EXERCISE AIM — In your copy, leave out the pictures; write out all the data exactly.

INFORMATION SHOWN —
"""

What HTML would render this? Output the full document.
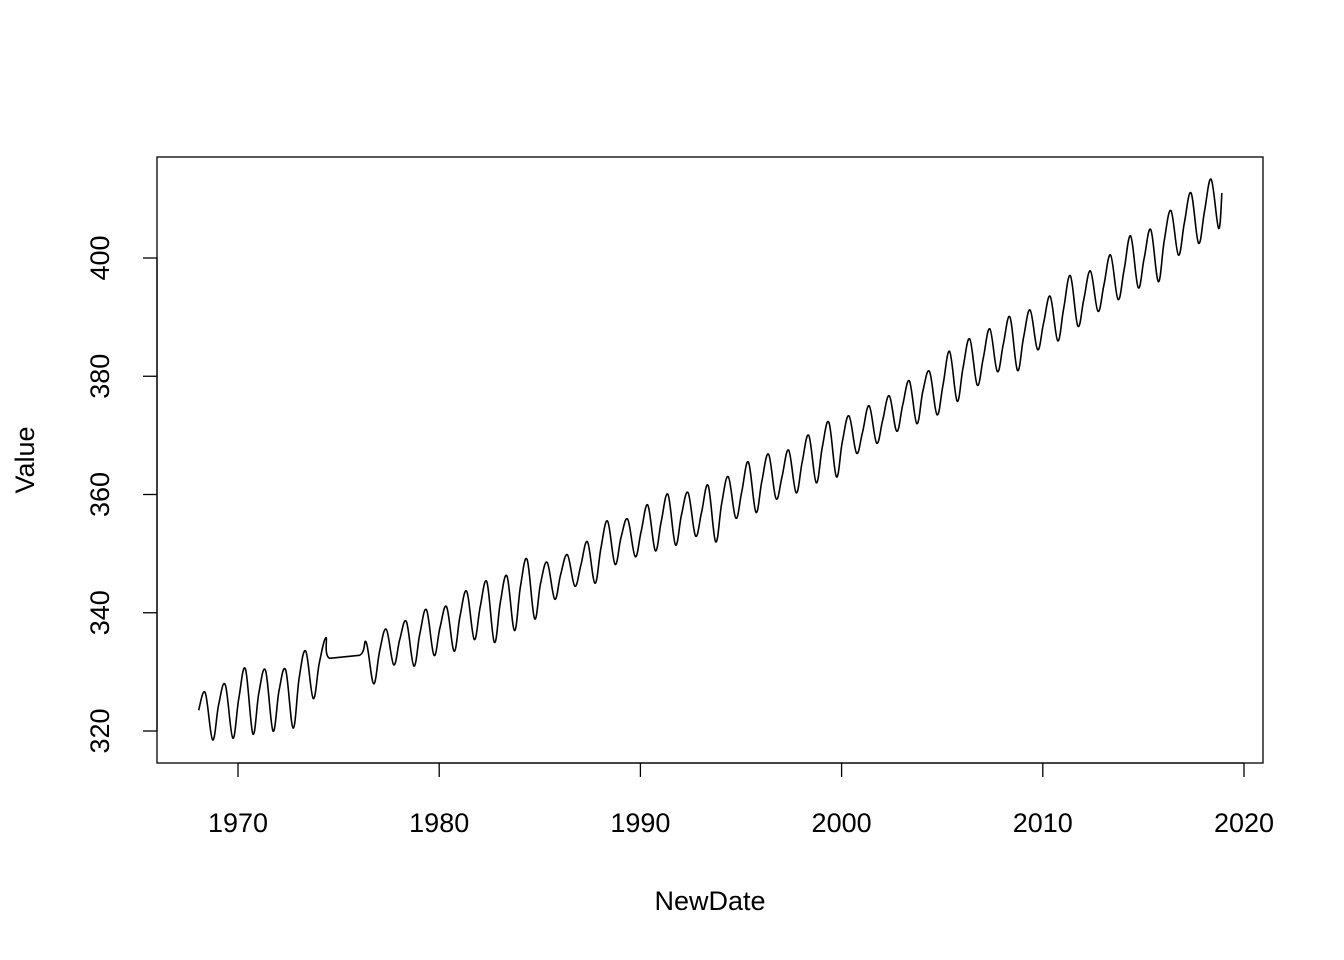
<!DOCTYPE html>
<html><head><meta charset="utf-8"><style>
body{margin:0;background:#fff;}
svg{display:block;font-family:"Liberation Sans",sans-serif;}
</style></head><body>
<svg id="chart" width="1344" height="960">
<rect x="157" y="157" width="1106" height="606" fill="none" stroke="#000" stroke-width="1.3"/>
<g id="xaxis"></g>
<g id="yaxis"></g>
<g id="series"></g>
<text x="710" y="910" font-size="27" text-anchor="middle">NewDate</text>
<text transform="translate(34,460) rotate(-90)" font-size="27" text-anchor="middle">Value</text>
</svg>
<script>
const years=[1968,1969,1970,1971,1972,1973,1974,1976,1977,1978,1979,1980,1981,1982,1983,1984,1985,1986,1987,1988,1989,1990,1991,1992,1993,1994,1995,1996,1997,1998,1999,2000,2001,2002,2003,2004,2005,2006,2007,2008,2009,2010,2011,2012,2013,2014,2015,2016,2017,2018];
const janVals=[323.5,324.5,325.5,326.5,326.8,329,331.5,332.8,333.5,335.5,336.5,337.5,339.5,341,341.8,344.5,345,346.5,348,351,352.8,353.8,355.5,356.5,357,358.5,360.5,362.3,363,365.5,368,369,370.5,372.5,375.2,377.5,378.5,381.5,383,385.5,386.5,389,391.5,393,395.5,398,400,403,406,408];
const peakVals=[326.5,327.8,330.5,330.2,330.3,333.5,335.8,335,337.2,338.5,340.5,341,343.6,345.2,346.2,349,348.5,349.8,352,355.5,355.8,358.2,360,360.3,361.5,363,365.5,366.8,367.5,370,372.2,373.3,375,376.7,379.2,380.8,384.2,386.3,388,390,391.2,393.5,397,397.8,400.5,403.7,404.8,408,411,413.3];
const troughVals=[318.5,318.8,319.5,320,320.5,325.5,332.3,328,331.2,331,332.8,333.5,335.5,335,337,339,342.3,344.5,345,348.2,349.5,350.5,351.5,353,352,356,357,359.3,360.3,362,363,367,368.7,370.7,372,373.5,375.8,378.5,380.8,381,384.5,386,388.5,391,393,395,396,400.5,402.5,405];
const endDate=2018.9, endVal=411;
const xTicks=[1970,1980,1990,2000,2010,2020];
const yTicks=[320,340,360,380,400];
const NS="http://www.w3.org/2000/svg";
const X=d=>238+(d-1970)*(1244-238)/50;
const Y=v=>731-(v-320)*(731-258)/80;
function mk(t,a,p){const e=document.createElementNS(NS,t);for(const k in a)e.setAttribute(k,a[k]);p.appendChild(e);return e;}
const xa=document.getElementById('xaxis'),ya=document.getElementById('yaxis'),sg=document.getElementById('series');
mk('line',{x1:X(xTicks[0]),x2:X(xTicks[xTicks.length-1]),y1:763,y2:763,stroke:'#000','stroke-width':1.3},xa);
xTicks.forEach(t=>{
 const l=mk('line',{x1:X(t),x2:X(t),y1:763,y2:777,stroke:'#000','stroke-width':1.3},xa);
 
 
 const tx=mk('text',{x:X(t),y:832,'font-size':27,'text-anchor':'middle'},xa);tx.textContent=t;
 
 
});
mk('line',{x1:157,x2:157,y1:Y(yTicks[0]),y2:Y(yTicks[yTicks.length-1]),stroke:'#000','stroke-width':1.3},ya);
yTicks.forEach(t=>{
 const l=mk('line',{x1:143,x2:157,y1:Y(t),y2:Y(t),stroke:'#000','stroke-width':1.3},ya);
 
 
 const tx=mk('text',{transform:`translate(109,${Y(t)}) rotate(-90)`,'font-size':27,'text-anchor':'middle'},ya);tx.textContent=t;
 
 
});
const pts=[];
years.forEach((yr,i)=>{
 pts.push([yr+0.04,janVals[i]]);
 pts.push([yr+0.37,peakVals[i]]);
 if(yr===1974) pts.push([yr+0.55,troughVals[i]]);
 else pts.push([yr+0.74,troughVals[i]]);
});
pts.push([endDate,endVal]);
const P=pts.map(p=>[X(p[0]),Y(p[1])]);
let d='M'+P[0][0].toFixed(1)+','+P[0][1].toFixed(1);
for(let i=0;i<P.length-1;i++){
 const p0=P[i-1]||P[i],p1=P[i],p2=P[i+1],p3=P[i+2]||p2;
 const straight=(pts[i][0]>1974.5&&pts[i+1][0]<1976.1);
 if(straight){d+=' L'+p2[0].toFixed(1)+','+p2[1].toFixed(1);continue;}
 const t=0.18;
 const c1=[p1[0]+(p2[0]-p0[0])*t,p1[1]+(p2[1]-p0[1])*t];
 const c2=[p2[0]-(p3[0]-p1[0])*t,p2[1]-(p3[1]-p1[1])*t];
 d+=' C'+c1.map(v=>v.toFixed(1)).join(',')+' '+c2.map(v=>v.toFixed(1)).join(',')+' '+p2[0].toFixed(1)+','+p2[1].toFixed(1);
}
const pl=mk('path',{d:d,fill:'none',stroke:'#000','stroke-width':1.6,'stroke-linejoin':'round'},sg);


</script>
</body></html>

"""

RESULT FOR THIS EXERCISE —
What HTML would render this? Output the full document.
<!DOCTYPE html>
<html><head><meta charset="utf-8"><style>
body{margin:0;background:#fff;}
svg{display:block;font-family:"Liberation Sans",sans-serif;}
</style></head><body>
<svg id="chart" width="1344" height="960">
<rect x="157" y="157" width="1106" height="606" fill="none" stroke="#000" stroke-width="1.3"/>
<g id="xaxis"></g>
<g id="yaxis"></g>
<g id="series"></g>
<text x="710" y="910" font-size="27" text-anchor="middle">NewDate</text>
<text transform="translate(34,460) rotate(-90)" font-size="27" text-anchor="middle">Value</text>
</svg>
<script>
const years=[1968,1969,1970,1971,1972,1973,1974,1976,1977,1978,1979,1980,1981,1982,1983,1984,1985,1986,1987,1988,1989,1990,1991,1992,1993,1994,1995,1996,1997,1998,1999,2000,2001,2002,2003,2004,2005,2006,2007,2008,2009,2010,2011,2012,2013,2014,2015,2016,2017,2018];
const janVals=[323.5,324.5,325.5,326.5,326.8,329,331.5,332.8,333.5,335.5,336.5,337.5,339.5,341,341.8,344.5,345,346.5,348,351,352.8,353.8,355.5,356.5,357,358.5,360.5,362.3,363,365.5,368,369,370.5,372.5,375.2,377.5,378.5,381.5,383,385.5,386.5,389,391.5,393,395.5,398,400,403,406,408];
const peakVals=[326.5,327.8,330.5,330.2,330.3,333.5,335.8,335,337.2,338.5,340.5,341,343.6,345.2,346.2,349,348.5,349.8,352,355.5,355.8,358.2,360,360.3,361.5,363,365.5,366.8,367.5,370,372.2,373.3,375,376.7,379.2,380.8,384.2,386.3,388,390,391.2,393.5,397,397.8,400.5,403.7,404.8,408,411,413.3];
const troughVals=[318.5,318.8,319.5,320,320.5,325.5,332.3,328,331.2,331,332.8,333.5,335.5,335,337,339,342.3,344.5,345,348.2,349.5,350.5,351.5,353,352,356,357,359.3,360.3,362,363,367,368.7,370.7,372,373.5,375.8,378.5,380.8,381,384.5,386,388.5,391,393,395,396,400.5,402.5,405];
const endDate=2018.9, endVal=411;
const xTicks=[1970,1980,1990,2000,2010,2020];
const yTicks=[320,340,360,380,400];
const NS="http://www.w3.org/2000/svg";
const X=d=>238+(d-1970)*(1244-238)/50;
const Y=v=>731-(v-320)*(731-258)/80;
function mk(t,a,p){const e=document.createElementNS(NS,t);for(const k in a)e.setAttribute(k,a[k]);p.appendChild(e);return e;}
const xa=document.getElementById('xaxis'),ya=document.getElementById('yaxis'),sg=document.getElementById('series');
mk('line',{x1:X(xTicks[0]),x2:X(xTicks[xTicks.length-1]),y1:763,y2:763,stroke:'#000','stroke-width':1.3},xa);
xTicks.forEach(t=>{
 const l=mk('line',{x1:X(t),x2:X(t),y1:763,y2:777,stroke:'#000','stroke-width':1.3},xa);
 
 
 const tx=mk('text',{x:X(t),y:832,'font-size':27,'text-anchor':'middle'},xa);tx.textContent=t;
 
 
});
mk('line',{x1:157,x2:157,y1:Y(yTicks[0]),y2:Y(yTicks[yTicks.length-1]),stroke:'#000','stroke-width':1.3},ya);
yTicks.forEach(t=>{
 const l=mk('line',{x1:143,x2:157,y1:Y(t),y2:Y(t),stroke:'#000','stroke-width':1.3},ya);
 
 
 const tx=mk('text',{transform:`translate(109,${Y(t)}) rotate(-90)`,'font-size':27,'text-anchor':'middle'},ya);tx.textContent=t;
 
 
});
const pts=[];
years.forEach((yr,i)=>{
 pts.push([yr+0.04,janVals[i]]);
 pts.push([yr+0.37,peakVals[i]]);
 if(yr===1974) pts.push([yr+0.55,troughVals[i]]);
 else pts.push([yr+0.74,troughVals[i]]);
});
pts.push([endDate,endVal]);
const P=pts.map(p=>[X(p[0]),Y(p[1])]);
let d='M'+P[0][0].toFixed(1)+','+P[0][1].toFixed(1);
for(let i=0;i<P.length-1;i++){
 const p0=P[i-1]||P[i],p1=P[i],p2=P[i+1],p3=P[i+2]||p2;
 const straight=(pts[i][0]>1974.5&&pts[i+1][0]<1976.1);
 if(straight){d+=' L'+p2[0].toFixed(1)+','+p2[1].toFixed(1);continue;}
 const t=0.18;
 const c1=[p1[0]+(p2[0]-p0[0])*t,p1[1]+(p2[1]-p0[1])*t];
 const c2=[p2[0]-(p3[0]-p1[0])*t,p2[1]-(p3[1]-p1[1])*t];
 d+=' C'+c1.map(v=>v.toFixed(1)).join(',')+' '+c2.map(v=>v.toFixed(1)).join(',')+' '+p2[0].toFixed(1)+','+p2[1].toFixed(1);
}
const pl=mk('path',{d:d,fill:'none',stroke:'#000','stroke-width':1.6,'stroke-linejoin':'round'},sg);


</script>
</body></html>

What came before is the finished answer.